- [PROBLEM REQUIREMENTS]: Extract each line from the entries below that has the string "this" in it.
------------
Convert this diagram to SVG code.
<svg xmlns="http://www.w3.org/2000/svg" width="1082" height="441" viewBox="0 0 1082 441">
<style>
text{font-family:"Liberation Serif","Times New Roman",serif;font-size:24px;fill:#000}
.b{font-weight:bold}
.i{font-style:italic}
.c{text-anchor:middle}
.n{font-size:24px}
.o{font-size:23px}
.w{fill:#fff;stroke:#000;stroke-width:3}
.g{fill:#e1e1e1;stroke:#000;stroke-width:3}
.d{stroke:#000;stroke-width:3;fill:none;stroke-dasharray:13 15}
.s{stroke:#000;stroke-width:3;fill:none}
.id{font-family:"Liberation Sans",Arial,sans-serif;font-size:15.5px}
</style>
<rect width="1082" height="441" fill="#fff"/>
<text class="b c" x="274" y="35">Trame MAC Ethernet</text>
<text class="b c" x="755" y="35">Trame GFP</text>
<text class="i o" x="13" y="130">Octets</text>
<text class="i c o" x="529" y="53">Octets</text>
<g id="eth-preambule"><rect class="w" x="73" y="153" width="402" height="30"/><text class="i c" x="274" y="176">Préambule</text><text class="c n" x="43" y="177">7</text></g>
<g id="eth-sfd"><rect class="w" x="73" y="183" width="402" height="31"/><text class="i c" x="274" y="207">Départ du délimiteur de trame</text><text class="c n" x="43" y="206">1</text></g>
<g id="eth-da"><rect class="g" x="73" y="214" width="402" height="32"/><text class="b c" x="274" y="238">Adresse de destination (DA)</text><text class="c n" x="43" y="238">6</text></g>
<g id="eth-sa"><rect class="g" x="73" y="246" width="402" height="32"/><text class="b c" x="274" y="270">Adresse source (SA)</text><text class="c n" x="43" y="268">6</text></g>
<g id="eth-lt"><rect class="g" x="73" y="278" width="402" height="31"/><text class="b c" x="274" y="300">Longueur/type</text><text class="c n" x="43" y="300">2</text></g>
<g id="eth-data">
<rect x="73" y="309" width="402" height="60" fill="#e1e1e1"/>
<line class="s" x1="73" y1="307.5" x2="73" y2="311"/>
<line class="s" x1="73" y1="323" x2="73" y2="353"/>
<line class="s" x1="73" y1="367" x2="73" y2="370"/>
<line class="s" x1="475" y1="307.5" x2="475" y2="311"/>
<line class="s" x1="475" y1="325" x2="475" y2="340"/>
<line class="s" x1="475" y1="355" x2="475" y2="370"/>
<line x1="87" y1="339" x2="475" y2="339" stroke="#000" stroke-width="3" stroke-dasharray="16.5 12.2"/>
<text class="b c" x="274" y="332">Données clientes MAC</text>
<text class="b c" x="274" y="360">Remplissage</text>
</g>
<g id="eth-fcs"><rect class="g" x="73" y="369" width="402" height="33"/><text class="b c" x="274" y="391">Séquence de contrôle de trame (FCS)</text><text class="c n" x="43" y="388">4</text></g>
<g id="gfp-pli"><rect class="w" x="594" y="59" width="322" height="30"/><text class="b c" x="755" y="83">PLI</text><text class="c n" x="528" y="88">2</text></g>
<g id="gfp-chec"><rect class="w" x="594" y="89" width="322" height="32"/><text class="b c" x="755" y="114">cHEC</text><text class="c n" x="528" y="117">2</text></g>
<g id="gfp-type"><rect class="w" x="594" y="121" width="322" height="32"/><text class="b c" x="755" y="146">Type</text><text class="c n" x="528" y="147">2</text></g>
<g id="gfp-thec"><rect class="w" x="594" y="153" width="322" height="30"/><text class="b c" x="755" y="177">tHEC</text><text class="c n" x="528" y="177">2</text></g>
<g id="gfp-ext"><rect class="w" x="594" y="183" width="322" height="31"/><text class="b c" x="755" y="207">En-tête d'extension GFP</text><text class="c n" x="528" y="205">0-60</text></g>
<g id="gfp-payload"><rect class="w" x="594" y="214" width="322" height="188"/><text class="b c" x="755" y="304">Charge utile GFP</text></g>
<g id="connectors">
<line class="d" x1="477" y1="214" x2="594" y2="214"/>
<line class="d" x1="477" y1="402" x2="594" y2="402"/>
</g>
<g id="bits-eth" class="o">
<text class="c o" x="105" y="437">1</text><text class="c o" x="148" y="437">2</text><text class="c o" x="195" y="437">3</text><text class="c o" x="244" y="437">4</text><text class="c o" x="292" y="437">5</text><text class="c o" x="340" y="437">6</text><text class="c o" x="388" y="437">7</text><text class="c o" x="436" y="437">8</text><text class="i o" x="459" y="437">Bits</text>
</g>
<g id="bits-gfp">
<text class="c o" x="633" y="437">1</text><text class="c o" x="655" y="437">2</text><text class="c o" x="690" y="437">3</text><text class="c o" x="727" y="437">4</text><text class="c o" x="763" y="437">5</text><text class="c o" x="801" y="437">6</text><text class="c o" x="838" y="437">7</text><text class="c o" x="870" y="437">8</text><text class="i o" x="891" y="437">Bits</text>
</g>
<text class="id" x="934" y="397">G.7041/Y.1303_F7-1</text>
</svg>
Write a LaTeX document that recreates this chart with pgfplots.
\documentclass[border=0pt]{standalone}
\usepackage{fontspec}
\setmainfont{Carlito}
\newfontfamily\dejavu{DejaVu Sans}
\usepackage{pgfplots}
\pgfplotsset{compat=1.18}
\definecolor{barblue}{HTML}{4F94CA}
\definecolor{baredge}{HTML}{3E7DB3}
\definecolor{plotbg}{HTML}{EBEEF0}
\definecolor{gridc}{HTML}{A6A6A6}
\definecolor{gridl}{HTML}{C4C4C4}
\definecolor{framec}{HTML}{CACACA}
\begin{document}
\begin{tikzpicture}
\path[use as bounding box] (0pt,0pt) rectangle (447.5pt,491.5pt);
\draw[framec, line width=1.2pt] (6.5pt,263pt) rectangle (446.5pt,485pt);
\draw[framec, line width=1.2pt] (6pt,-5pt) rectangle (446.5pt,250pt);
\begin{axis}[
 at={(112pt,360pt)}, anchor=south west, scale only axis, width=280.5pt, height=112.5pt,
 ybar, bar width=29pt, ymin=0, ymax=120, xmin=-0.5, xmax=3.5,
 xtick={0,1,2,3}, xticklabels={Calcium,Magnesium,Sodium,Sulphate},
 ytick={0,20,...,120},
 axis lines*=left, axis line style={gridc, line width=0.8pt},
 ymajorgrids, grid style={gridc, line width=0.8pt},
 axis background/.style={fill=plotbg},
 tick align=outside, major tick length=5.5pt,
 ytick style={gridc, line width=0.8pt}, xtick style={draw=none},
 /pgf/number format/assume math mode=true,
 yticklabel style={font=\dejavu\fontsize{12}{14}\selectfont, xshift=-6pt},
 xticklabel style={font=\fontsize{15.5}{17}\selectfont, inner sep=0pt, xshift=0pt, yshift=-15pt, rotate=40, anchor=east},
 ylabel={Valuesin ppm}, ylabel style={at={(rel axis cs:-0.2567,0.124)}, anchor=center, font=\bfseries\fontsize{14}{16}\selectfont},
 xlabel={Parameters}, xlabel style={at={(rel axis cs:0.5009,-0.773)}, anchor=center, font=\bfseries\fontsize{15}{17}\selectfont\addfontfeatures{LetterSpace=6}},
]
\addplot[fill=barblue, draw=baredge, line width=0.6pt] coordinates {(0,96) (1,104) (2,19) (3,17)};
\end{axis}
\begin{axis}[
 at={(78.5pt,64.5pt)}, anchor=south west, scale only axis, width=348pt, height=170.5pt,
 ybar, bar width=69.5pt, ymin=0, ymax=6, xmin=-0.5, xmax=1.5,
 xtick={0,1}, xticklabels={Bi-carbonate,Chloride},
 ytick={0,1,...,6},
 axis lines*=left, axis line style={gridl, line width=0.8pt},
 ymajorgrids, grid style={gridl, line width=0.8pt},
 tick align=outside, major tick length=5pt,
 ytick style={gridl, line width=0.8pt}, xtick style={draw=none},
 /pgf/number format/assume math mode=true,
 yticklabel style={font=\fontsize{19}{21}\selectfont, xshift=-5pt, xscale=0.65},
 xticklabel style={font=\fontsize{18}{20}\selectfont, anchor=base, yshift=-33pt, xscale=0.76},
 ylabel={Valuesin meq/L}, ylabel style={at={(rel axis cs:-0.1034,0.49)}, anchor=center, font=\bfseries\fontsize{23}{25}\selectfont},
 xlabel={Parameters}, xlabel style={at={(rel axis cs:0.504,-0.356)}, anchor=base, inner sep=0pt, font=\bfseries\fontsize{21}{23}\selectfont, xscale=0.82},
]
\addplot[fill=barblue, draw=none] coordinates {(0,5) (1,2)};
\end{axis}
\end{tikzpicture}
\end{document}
------------
- [OUTPUT]:
Convert this diagram to SVG code.
Write a LaTeX document that recreates this chart with pgfplots.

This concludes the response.